‘Roxanne Roxanne’ Star on Working With Mahershala Ali: ‘I Got Paid to Take a Master Class’
Producer Mimi Valdes got a call from Oscar-winning actor Mahershala Ali in 2016 and she nearly had a panic attack. Valdes knew Ali just rehearsed with the lead actress of her upcoming film, a newcomer who just signed on to the project days ago. Was she bad? Did she have to recast with only a few days left before the start of shooting?
“That girl is a star,” Ali reassured her.
That star is Chanté Adams, who joined Valdes at the Landmark Theatres in Los Angeles Monday for a Q&A and screening of their film “Roxanne Roxanne.”
Valdes had a reason to be scared at the time. This was Adams’ first role since graduating from Carnegie Mellon in 2016. The film’s casting director had seen her senior showcase and invited her to audition for the role. Adams sent in a tape, but she admits she had doubts she would even get a callback.
But in a year’s time, her performance as ’80s Queens rapper Roxanne Shanté would earn her a 2017 Special Jury Prize from the Sundance Film Festival for breakthrough performance.
“When I saw her tape, I cried,” Valdes told TheWrap’s Thom Geier.
It was a good cry, though there are plenty of reasons to sob in “Roxanne Roxanne.” The story follows Shanté and her family as she works her way up in the unforgiving world of the New York rap game. We first see Shanté when she is 13. Her father just fled with all of the family’s money.
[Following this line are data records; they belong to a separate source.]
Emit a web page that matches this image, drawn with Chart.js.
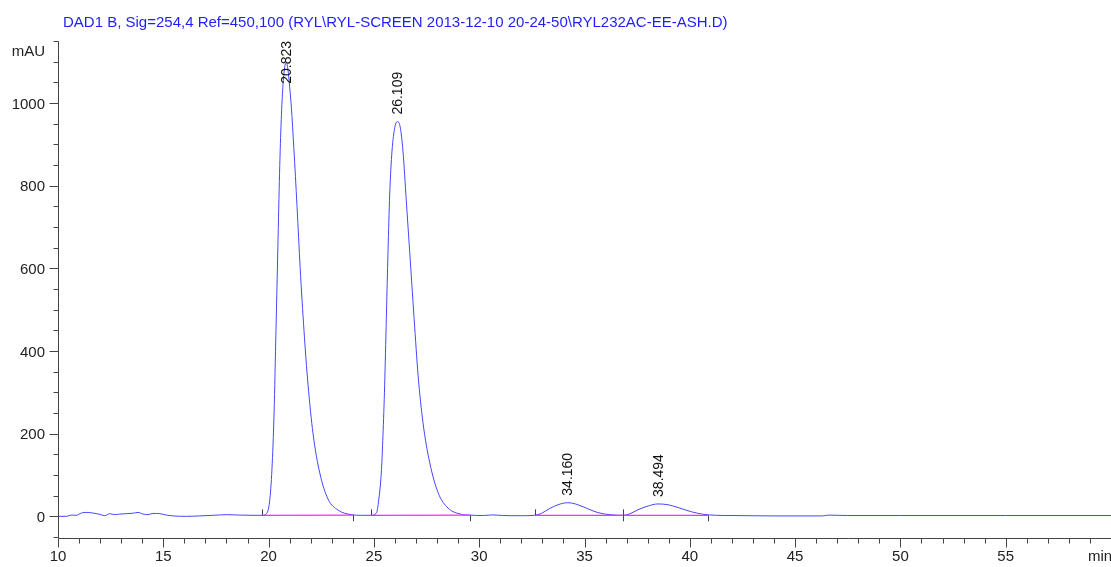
<!DOCTYPE html>
<html>
<head>
<meta charset="utf-8">
<script src="https://cdn.jsdelivr.net/npm/chart.js"></script>
<style>
  body { margin: 0; background: #fff; }
  canvas { display: block; }
</style>
</head>
<body>
<canvas id="chrom" width="1111" height="567"></canvas>
<script>
const titleText = "DAD1 B, Sig=254,4 Ref=450,100 (RYL\\RYL-SCREEN 2013-12-10 20-24-50\\RYL232AC-EE-ASH.D)";

// retention time (min) and signal (mAU)
const timeMin = [
  10, 10.4, 10.64, 10.87, 11.11, 11.35, 11.66, 11.98, 12.22, 12.45, 12.69, 12.93,
  13.25, 13.56, 13.8, 14.04, 14.27, 14.51, 14.83, 15.15, 15.46, 16.1, 16.73, 17.36,
  18.0, 18.63, 19.26, 19.69, 19.89, 20.05, 20.16, 20.26, 20.35, 20.44, 20.52, 20.6,
  20.68, 20.76, 20.83, 20.9, 20.98, 21.08, 21.2, 21.35, 21.5, 21.68, 21.87, 22.11,
  22.43, 22.82, 23.3, 23.93, 24.4, 24.85, 25.12, 25.23, 25.36, 25.43, 25.51, 25.59,
  25.67, 25.75, 25.86, 25.99, 26.11, 26.24, 26.38, 26.54, 26.7, 26.91, 27.1, 27.33,
  27.65, 28.05, 28.52, 29.15, 29.55, 30.2, 30.65, 31.1, 32.0, 32.63, 32.95, 33.35,
  33.74, 34.2, 34.69, 35.17, 35.64, 36.2, 36.83, 37.15, 37.54, 38.02, 38.49, 38.97,
  39.52, 40.08, 40.63, 41.26, 42, 44, 46.3, 46.6, 47.0, 47.5, 50, 55, 60
];
const signalMAU = [
  0, 0, 3, 2.5, 8, 9.5, 8, 5, 1.5, 6.5, 4, 5.5,
  6.5, 7.5, 9.5, 5.5, 4, 7, 6.5, 3, 1, 0, 1, 2.5,
  4, 3, 2.5, 2.5, 6, 37, 115, 250, 450, 650, 830, 960,
  1040, 1085, 1098, 1088, 1050, 990, 890, 750, 600, 450, 320, 200,
  105, 42, 15, 4, 2.5, 2.5, 8, 40, 113, 195, 316, 478,
  640, 778, 884, 940, 955, 944, 884, 762, 640, 478, 340, 227,
  130, 57, 20, 5, 3, 2, 3.5, 2, 1.5, 2.5, 7, 19,
  28, 33, 28, 18, 9, 4, 2.5, 6, 16, 25, 30, 28,
  20, 11, 5, 2.5, 2, 1, 1, 3, 2.5, 2, 2, 2, 2
];

// integration: peak start / end and baseline level
const peakStart = [19.69, 24.85, 32.63, 36.83];
const peakEnd = [24.0, 29.55, 36.83, 40.86];
const baseStartMAU = [2.5, 2.5, 2.5, 2.5];
const baseEndMAU = [3, 3, 2.5, 2.5];

const peakRT = [20.823, 26.109, 34.160, 38.494];
const peakLabels = ["20.823", "26.109", "34.160", "38.494"];
const peakTopMAU = [1098, 955, 33, 30];

const yTickValues = [0, 200, 400, 600, 800, 1000];
const yTickLabels = ["0", "200", "400", "600", "800", "1000"];
const xTickValues = [10, 15, 20, 25, 30, 35, 40, 45, 50, 55, 60];
const xTickLabels = ["10", "15", "20", "25", "30", "35", "40", "45", "50", "55", "min"];

const FONT = "15px 'Liberation Sans', Arial, sans-serif";
const PEAK_FONT = "14px 'Liberation Sans', Arial, sans-serif";

const signalPoints = timeMin.map((t, i) => ({ x: t, y: signalMAU[i] }));

const baselineSets = peakStart.map((s, i) => ({
  data: [{ x: s, y: baseStartMAU[i] }, { x: peakEnd[i], y: baseEndMAU[i] }],
  borderColor: "rgb(255, 40, 255)",
  borderWidth: 1.2,
  pointRadius: 0,
  order: 0,
}));

const chromPlugin = {
  id: "chromDecor",
  afterDraw(chart) {
    const ctx = chart.ctx;
    const xs = chart.scales.x;
    const ys = chart.scales.y;
    const area = chart.chartArea;
    ctx.save();

    // title
    ctx.font = FONT;
    ctx.fillStyle = "rgb(30, 30, 255)";
    ctx.textAlign = "left";
    ctx.textBaseline = "alphabetic";
    ctx.fillText(titleText, 63, 27);

    // axes
    const axisY = Math.round(area.bottom) + 1.5;
    const axisX = Math.round(area.left) + 0.5;
    ctx.strokeStyle = "#444";
    ctx.lineWidth = 1;
    ctx.beginPath();
    ctx.moveTo(axisX, Math.round(area.top) + 0.5);
    ctx.lineTo(axisX, axisY);
    ctx.lineTo(area.right + 1, axisY);
    ctx.stroke();

    // y ticks every 50 mAU
    ctx.beginPath();
    for (let v = -50; v <= 1150; v += 50) {
      const y = Math.round(ys.getPixelForValue(v)) + 0.5;
      const len = yTickValues.includes(v) ? 9 : 5;
      ctx.moveTo(axisX - len, y);
      ctx.lineTo(axisX, y);
    }
    // x ticks every minute
    for (let t = 10; t <= 60; t += 1) {
      const x = Math.round(xs.getPixelForValue(t)) + 0.5;
      const len = t % 5 === 0 ? 9 : 5;
      ctx.moveTo(x, axisY);
      ctx.lineTo(x, axisY + len);
    }
    ctx.stroke();

    ctx.fillStyle = "#222";
    ctx.textAlign = "right";
    yTickValues.forEach((v, i) => {
      ctx.fillText(yTickLabels[i], 45, ys.getPixelForValue(v) + 5.5);
    });
    ctx.fillText("mAU", 45, 55.5);

    ctx.textAlign = "center";
    xTickValues.forEach((t, i) => {
      if (xTickLabels[i] === "min") {
        ctx.textAlign = "left";
        ctx.fillText("min", 1088, 561);
        ctx.textAlign = "center";
      } else {
        ctx.fillText(xTickLabels[i], xs.getPixelForValue(t), 561);
      }
    });

    // peak start / end markers
    ctx.strokeStyle = "#444";
    ctx.beginPath();
    peakStart.forEach((s, i) => {
      const x = Math.round(xs.getPixelForValue(s)) + 0.5;
      const y = ys.getPixelForValue(baseStartMAU[i]);
      ctx.moveTo(x, y - 6);
      ctx.lineTo(x, y);
    });
    peakEnd.forEach((e, i) => {
      const x = Math.round(xs.getPixelForValue(e)) + 0.5;
      const y = ys.getPixelForValue(baseEndMAU[i]);
      ctx.moveTo(x, y);
      ctx.lineTo(x, y + 6);
    });
    ctx.stroke();

    // retention time labels, rotated
    ctx.font = PEAK_FONT;
    ctx.fillStyle = "#111";
    ctx.textAlign = "left";
    ctx.textBaseline = "middle";
    peakRT.forEach((rt, i) => {
      const w = ctx.measureText(peakLabels[i]).width;
      const x = xs.getPixelForValue(rt) + 1;
      let y = ys.getPixelForValue(peakTopMAU[i]) - 7;
      if (y - w < area.top) y = area.top + w;
      ctx.save();
      ctx.translate(x, y);
      ctx.rotate(-Math.PI / 2);
      ctx.fillText(peakLabels[i], 0, 0);
      ctx.restore();
    });

    ctx.restore();
  },
};

new Chart(document.getElementById("chrom"), {
  type: "line",
  data: {
    datasets: [
      ...baselineSets,
      {
        data: signalPoints,
        borderColor: "rgb(70, 70, 255)",
        borderWidth: 1,
        pointRadius: 0,
        cubicInterpolationMode: "monotone",
        order: 1,
      },
    ],
  },
  options: {
    responsive: false,
    animation: false,
    layout: { padding: { left: 58, top: 41, right: 0, bottom: 30 } },
    plugins: { legend: { display: false }, tooltip: { enabled: false } },
    scales: {
      x: { type: "linear", min: 10, max: 60, display: false },
      y: { min: -50, max: 1150, display: false },
    },
  },
  plugins: [chromPlugin],
});
</script>
</body>
</html>
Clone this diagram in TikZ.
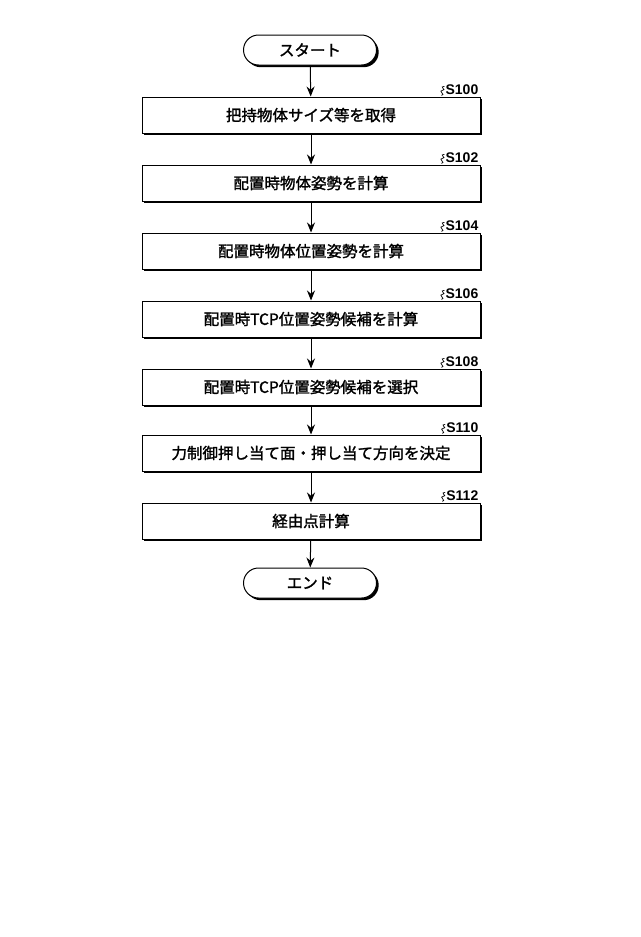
\documentclass[tikz,border=0pt]{standalone}
\usepackage{fontspec}
\newfontfamily\cjk[FakeBold=1.6]{Noto Sans CJK JP}
\setsansfont{Liberation Sans}
\usetikzlibrary{arrows.meta}
\begin{document}
\begin{tikzpicture}[x=1pt,y=-1pt,
 shadowed/.style={preaction={fill=black,transform canvas={xshift=2.2pt,yshift=-2.2pt}}},
 box/.style={draw,line width=1pt,minimum width=338pt,minimum height=36pt,font=\cjk\fontsize{15.5}{17}\selectfont,fill=white,shadowed},
 term/.style={draw,line width=1pt,rounded corners=15pt,minimum width=133pt,minimum height=30pt,font=\cjk\fontsize{15.5}{17}\selectfont,fill=white,shadowed},
 arr/.style={-{Stealth[length=10pt,width=8pt]},line width=1pt},
 lbl/.style={font=\sffamily\bfseries\fontsize{14}{16}\selectfont,anchor=south east,inner sep=0pt}]
\useasboundingbox (0,0) rectangle (640,937);
\fill[white] (0,0) rectangle (640,937);
\node[term] (s) at (310,50) {スタート};
\node[box] (b1) at (311,115) {把持物体サイズ等を取得};
\node[box] (b2) at (311,183) {配置時物体姿勢を計算};
\node[box] (b3) at (311,251) {配置時物体位置姿勢を計算};
\node[box] (b4) at (311,319) {配置時TCP位置姿勢候補を計算};
\node[box] (b5) at (311,387) {配置時TCP位置姿勢候補を選択};
\node[box] (b6) at (311,453) {力制御押し当て面・押し当て方向を決定};
\node[box] (b7) at (311,521) {経由点計算};
\node[term] (e) at (310,583) {エンド};
\draw[arr] (s) -- (b1);
\draw[arr] (b1) -- (b2);
\draw[arr] (b2) -- (b3);
\draw[arr] (b3) -- (b4);
\draw[arr] (b4) -- (b5);
\draw[arr] (b5) -- (b6);
\draw[arr] (b6) -- (b7);
\draw[arr] (b7) -- (e);
\foreach \n/\t in {b1/S100,b2/S102,b3/S104,b4/S106,b5/S108,b6/S110,b7/S112}{
 \node[lbl] (l\n) at ([xshift=-2pt,yshift=2pt]\n.north east) {\t};
 \draw[line width=0.7pt] ([xshift=-1pt,yshift=3pt]l\n.west) .. controls ++(-6,0) and ++(5,0) .. ++(-2,4) .. controls ++(-5,0) and ++(5,0) .. ++(-1,5);
}
\end{tikzpicture}
\end{document}
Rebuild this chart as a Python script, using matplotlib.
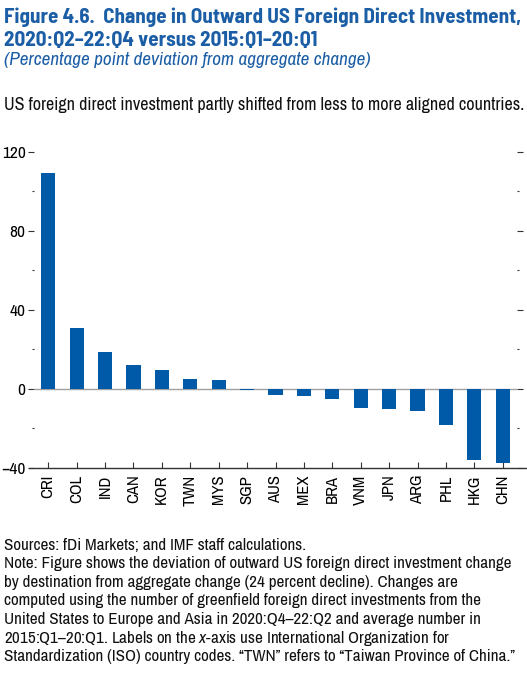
import matplotlib

matplotlib.use("Agg")
import matplotlib.pyplot as plt  # noqa: E402

# Data
countries = ["CRI", "COL", "IND", "CAN", "KOR", "TWN", "MYS", "SGP", "AUS",
             "MEX", "BRA", "VNM", "JPN", "ARG", "PHL", "HKG", "CHN"]
deviation = [109.0, 30.8, 18.8, 12.0, 9.6, 5.1, 4.6, -0.7, -3.4,
             -3.5, -5.1, -9.6, -10.1, -11.3, -18.3, -36.3, -37.5]
major_ticks = [-40, 0, 40, 80, 120]
minor_ticks = [-20, 20, 60, 100]

title_lines = ["Figure 4.6.  Change in Outward US Foreign Direct Investment,",
               "2020:Q2\u201322:Q4 versus 2015:Q1\u201320:Q1"]
subtitle = "(Percentage point deviation from aggregate change)"
lead = "US foreign direct investment partly shifted from less to more aligned countries."
notes = [
    "Sources: fDi Markets; and IMF staff calculations.",
    "Note: Figure shows the deviation of outward US foreign direct investment change",
    "by destination from aggregate change (24 percent decline). Changes are",
    "computed using the number of greenfield foreign direct investments from the",
    "United States to Europe and Asia in 2020:Q4\u201322:Q2 and average number in",
    "2015:Q1\u201320:Q1. Labels on the $x$-axis use International Organization for",
    "Standardization (ISO) country codes. \u201cTWN\u201d refers to \u201cTaiwan Province of China.\u201d",
]

BLUE = "#1b5ea6"
BAR = "#005aa7"
BODY_FONT = ["Archivo Narrow", "DejaVu Sans"]
TITLE_FONT = ["Barlow Semi Condensed", "DejaVu Sans"]

plt.rcParams["font.family"] = BODY_FONT
plt.rcParams["mathtext.fontset"] = "custom"
plt.rcParams["mathtext.rm"] = "Archivo Narrow"
plt.rcParams["mathtext.it"] = "Archivo Narrow:italic"

W, H = 527, 675
fig = plt.figure(figsize=(W / 100, H / 100), dpi=100)


def px(x, y):
    return x / W, 1 - y / H


# axes placed in pixel terms
left, right, top, bottom = 34, 517, 151.7, 467.7
ax = fig.add_axes([left / W, 1 - bottom / H, (right - left) / W, (bottom - top) / H])

ax.bar(range(len(countries)), deviation, width=0.5, color=BAR, zorder=3)
ax.axhline(0, color="#a0a0a0", lw=1.0, zorder=2)

ax.set_xlim(-0.5, len(countries) - 0.5)
ax.set_ylim(-40, 120)
ax.set_xticks(range(len(countries)))
ax.set_xticklabels(countries, rotation=90, fontsize=12)
ax.set_yticks(major_ticks)
ax.set_yticklabels([str(t).replace("-", "\u2212") for t in major_ticks], fontsize=12.5)
ax.set_yticks(minor_ticks, minor=True)

for s in ["top", "left", "right", "bottom"]:
    ax.spines[s].set_visible(False)
# bottom axis line runs a little past the plot area on both sides
ax.plot([-0.01, 1.03], [0, 0], transform=ax.transAxes, color="#333333",
        lw=1.0, clip_on=False, zorder=4)

ax.tick_params(axis="x", direction="in", length=4, width=0.8, color="#333333",
               pad=5)
ax.tick_params(axis="y", which="major", direction="out", length=4, width=0.8,
               color="#333333", right=True, pad=2)
ax.tick_params(axis="y", which="minor", direction="out", length=1.5, width=0.8,
               color="#333333", right=True)

# header text
for i, line in enumerate(title_lines):
    fig.text(*px(4, 23 + i * 23.5), line, color=BLUE, fontsize=15.2,
             fontweight="bold", family=TITLE_FONT, va="baseline", ha="left")
fig.text(*px(4, 65), subtitle, color=BLUE, fontsize=13.8, style="italic",
         va="baseline", ha="left")
fig.text(*px(4, 110), lead, color="#111111", fontsize=13, va="baseline", ha="left")

# footer notes
for i, line in enumerate(notes):
    fig.text(*px(4, 549.5 + i * 18.65), line, color="#111111", fontsize=12.25,
             va="baseline", ha="left")

fig.savefig("out.png", dpi=100)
To keep her siblings and mother (played by Nia Long) afloat, Shanté resorts to shoplifting and even starting a relationship with an older, violent man (Ali) in order to gain a sense of stability.
But Shanté quickly finds the stability paper-thin. By the age of 14, her name begins to skyrocket when a song of hers is played on the radio. At the same time, Shanté’s life turns hellish as the people close to her begin to betray her.
“So many people are scared to tell stories about people we haven’t seen before,” said Valdes, who worked on the project alongside fellow “Dope” producer Pharrell Williams.
The untold story in “Roxanne Roxanne” is based on the true life of Roxanne Shanté. In 1985, Shanté released the track “Roxanne’s Revenge,” about shutting down the advances of flirty men. The track found its way to the airwaves and become so popular among local DJs that it inspired a series of remixes that repsonded to the original song.
The real Shanté was on set during the six-week shoot. She even had a hand in teaching Adams the best way to shoplift and rap with braces on.
“Braces are trash,” the Detroit native said with a laugh.
For Adams, getting a chance to work with Ali and Long was like getting her four years of schooling again in just six weeks. She signed on to the film eight days before principal photography and only had one day to rehearse with Ali, but she knew she would be in good hands.
“I got paid to take a master class,” she said.
“Roxanne Roxanne” is directed by Michael Larnell and was released on Netflix in March.